= Problem requirements =
Go through the data below and copy it exactly, skipping every picture.

-------- Source data

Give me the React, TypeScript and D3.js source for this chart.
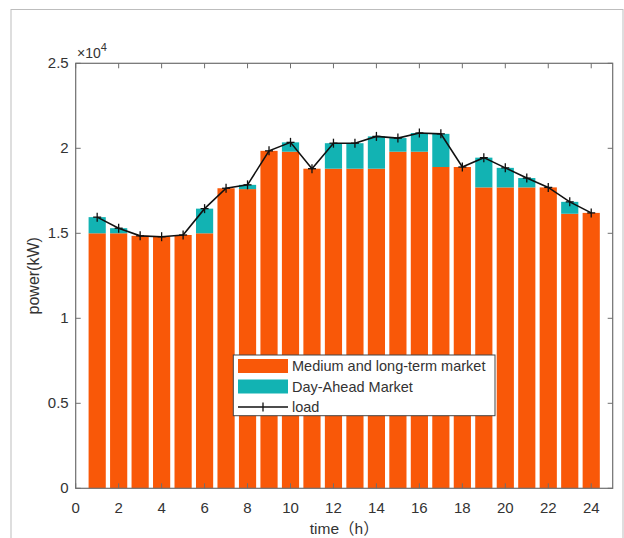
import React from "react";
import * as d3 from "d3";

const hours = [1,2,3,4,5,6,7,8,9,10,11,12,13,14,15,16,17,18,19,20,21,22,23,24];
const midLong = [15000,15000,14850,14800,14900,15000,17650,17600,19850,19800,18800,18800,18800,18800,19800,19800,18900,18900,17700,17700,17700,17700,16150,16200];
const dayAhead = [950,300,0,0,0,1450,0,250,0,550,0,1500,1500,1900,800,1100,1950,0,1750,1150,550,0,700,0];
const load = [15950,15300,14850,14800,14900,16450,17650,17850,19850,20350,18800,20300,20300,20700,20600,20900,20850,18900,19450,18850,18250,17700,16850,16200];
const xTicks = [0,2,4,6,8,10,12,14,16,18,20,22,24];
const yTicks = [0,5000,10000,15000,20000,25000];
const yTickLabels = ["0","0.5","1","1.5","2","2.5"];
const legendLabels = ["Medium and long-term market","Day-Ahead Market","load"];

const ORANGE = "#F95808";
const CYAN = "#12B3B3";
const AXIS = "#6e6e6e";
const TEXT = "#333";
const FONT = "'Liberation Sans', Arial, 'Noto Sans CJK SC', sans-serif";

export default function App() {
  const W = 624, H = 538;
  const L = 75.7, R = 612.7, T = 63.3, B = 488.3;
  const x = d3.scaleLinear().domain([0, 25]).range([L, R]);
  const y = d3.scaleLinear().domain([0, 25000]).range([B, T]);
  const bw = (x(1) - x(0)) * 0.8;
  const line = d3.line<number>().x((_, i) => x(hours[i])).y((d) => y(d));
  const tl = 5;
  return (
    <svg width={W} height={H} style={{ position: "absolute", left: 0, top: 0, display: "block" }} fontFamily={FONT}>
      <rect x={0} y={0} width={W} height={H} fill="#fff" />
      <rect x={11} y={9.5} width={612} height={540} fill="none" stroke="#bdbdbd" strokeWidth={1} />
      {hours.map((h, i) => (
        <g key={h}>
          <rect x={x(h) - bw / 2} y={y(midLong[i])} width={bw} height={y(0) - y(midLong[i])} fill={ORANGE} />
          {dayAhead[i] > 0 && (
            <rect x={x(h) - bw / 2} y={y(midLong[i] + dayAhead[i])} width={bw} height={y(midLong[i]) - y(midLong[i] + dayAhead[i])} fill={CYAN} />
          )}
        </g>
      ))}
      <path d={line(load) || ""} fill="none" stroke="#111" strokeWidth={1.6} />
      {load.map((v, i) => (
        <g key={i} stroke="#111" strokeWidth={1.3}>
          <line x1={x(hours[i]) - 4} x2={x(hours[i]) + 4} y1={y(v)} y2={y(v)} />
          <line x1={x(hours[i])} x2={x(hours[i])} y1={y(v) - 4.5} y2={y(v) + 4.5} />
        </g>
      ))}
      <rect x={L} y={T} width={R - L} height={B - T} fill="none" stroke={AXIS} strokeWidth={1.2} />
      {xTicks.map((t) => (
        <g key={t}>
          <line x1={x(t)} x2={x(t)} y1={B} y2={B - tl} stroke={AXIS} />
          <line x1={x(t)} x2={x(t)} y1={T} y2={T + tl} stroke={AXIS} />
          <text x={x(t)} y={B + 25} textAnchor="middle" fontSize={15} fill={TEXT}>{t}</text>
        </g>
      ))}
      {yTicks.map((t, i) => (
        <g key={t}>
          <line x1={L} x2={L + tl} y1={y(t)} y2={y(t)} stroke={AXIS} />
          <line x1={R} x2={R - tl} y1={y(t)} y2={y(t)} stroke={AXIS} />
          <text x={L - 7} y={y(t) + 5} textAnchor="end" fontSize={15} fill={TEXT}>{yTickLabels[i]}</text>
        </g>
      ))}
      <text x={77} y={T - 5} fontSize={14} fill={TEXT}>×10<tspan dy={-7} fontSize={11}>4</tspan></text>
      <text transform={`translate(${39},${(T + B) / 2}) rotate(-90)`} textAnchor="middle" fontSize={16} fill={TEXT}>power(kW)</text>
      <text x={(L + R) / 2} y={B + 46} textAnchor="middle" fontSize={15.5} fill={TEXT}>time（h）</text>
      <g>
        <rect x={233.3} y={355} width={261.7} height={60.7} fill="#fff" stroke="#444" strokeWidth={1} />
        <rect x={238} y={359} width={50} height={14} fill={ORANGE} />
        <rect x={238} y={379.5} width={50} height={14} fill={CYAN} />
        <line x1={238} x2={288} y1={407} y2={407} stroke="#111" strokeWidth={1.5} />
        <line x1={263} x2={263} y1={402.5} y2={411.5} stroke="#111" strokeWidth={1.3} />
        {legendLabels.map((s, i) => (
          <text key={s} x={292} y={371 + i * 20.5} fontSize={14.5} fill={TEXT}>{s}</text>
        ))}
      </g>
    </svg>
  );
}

----------------

= Response =
Give me the React, TypeScript and D3.js source for this chart.
import React from "react";
import * as d3 from "d3";

const hours = [1,2,3,4,5,6,7,8,9,10,11,12,13,14,15,16,17,18,19,20,21,22,23,24];
const midLong = [15000,15000,14850,14800,14900,15000,17650,17600,19850,19800,18800,18800,18800,18800,19800,19800,18900,18900,17700,17700,17700,17700,16150,16200];
const dayAhead = [950,300,0,0,0,1450,0,250,0,550,0,1500,1500,1900,800,1100,1950,0,1750,1150,550,0,700,0];
const load = [15950,15300,14850,14800,14900,16450,17650,17850,19850,20350,18800,20300,20300,20700,20600,20900,20850,18900,19450,18850,18250,17700,16850,16200];
const xTicks = [0,2,4,6,8,10,12,14,16,18,20,22,24];
const yTicks = [0,5000,10000,15000,20000,25000];
const yTickLabels = ["0","0.5","1","1.5","2","2.5"];
const legendLabels = ["Medium and long-term market","Day-Ahead Market","load"];

const ORANGE = "#F95808";
const CYAN = "#12B3B3";
const AXIS = "#6e6e6e";
const TEXT = "#333";
const FONT = "'Liberation Sans', Arial, 'Noto Sans CJK SC', sans-serif";

export default function App() {
  const W = 624, H = 538;
  const L = 75.7, R = 612.7, T = 63.3, B = 488.3;
  const x = d3.scaleLinear().domain([0, 25]).range([L, R]);
  const y = d3.scaleLinear().domain([0, 25000]).range([B, T]);
  const bw = (x(1) - x(0)) * 0.8;
  const line = d3.line<number>().x((_, i) => x(hours[i])).y((d) => y(d));
  const tl = 5;
  return (
    <svg width={W} height={H} style={{ position: "absolute", left: 0, top: 0, display: "block" }} fontFamily={FONT}>
      <rect x={0} y={0} width={W} height={H} fill="#fff" />
      <rect x={11} y={9.5} width={612} height={540} fill="none" stroke="#bdbdbd" strokeWidth={1} />
      {hours.map((h, i) => (
        <g key={h}>
          <rect x={x(h) - bw / 2} y={y(midLong[i])} width={bw} height={y(0) - y(midLong[i])} fill={ORANGE} />
          {dayAhead[i] > 0 && (
            <rect x={x(h) - bw / 2} y={y(midLong[i] + dayAhead[i])} width={bw} height={y(midLong[i]) - y(midLong[i] + dayAhead[i])} fill={CYAN} />
          )}
        </g>
      ))}
      <path d={line(load) || ""} fill="none" stroke="#111" strokeWidth={1.6} />
      {load.map((v, i) => (
        <g key={i} stroke="#111" strokeWidth={1.3}>
          <line x1={x(hours[i]) - 4} x2={x(hours[i]) + 4} y1={y(v)} y2={y(v)} />
          <line x1={x(hours[i])} x2={x(hours[i])} y1={y(v) - 4.5} y2={y(v) + 4.5} />
        </g>
      ))}
      <rect x={L} y={T} width={R - L} height={B - T} fill="none" stroke={AXIS} strokeWidth={1.2} />
      {xTicks.map((t) => (
        <g key={t}>
          <line x1={x(t)} x2={x(t)} y1={B} y2={B - tl} stroke={AXIS} />
          <line x1={x(t)} x2={x(t)} y1={T} y2={T + tl} stroke={AXIS} />
          <text x={x(t)} y={B + 25} textAnchor="middle" fontSize={15} fill={TEXT}>{t}</text>
        </g>
      ))}
      {yTicks.map((t, i) => (
        <g key={t}>
          <line x1={L} x2={L + tl} y1={y(t)} y2={y(t)} stroke={AXIS} />
          <line x1={R} x2={R - tl} y1={y(t)} y2={y(t)} stroke={AXIS} />
          <text x={L - 7} y={y(t) + 5} textAnchor="end" fontSize={15} fill={TEXT}>{yTickLabels[i]}</text>
        </g>
      ))}
      <text x={77} y={T - 5} fontSize={14} fill={TEXT}>×10<tspan dy={-7} fontSize={11}>4</tspan></text>
      <text transform={`translate(${39},${(T + B) / 2}) rotate(-90)`} textAnchor="middle" fontSize={16} fill={TEXT}>power(kW)</text>
      <text x={(L + R) / 2} y={B + 46} textAnchor="middle" fontSize={15.5} fill={TEXT}>time（h）</text>
      <g>
        <rect x={233.3} y={355} width={261.7} height={60.7} fill="#fff" stroke="#444" strokeWidth={1} />
        <rect x={238} y={359} width={50} height={14} fill={ORANGE} />
        <rect x={238} y={379.5} width={50} height={14} fill={CYAN} />
        <line x1={238} x2={288} y1={407} y2={407} stroke="#111" strokeWidth={1.5} />
        <line x1={263} x2={263} y1={402.5} y2={411.5} stroke="#111" strokeWidth={1.3} />
        {legendLabels.map((s, i) => (
          <text key={s} x={292} y={371 + i * 20.5} fontSize={14.5} fill={TEXT}>{s}</text>
        ))}
      </g>
    </svg>
  );
}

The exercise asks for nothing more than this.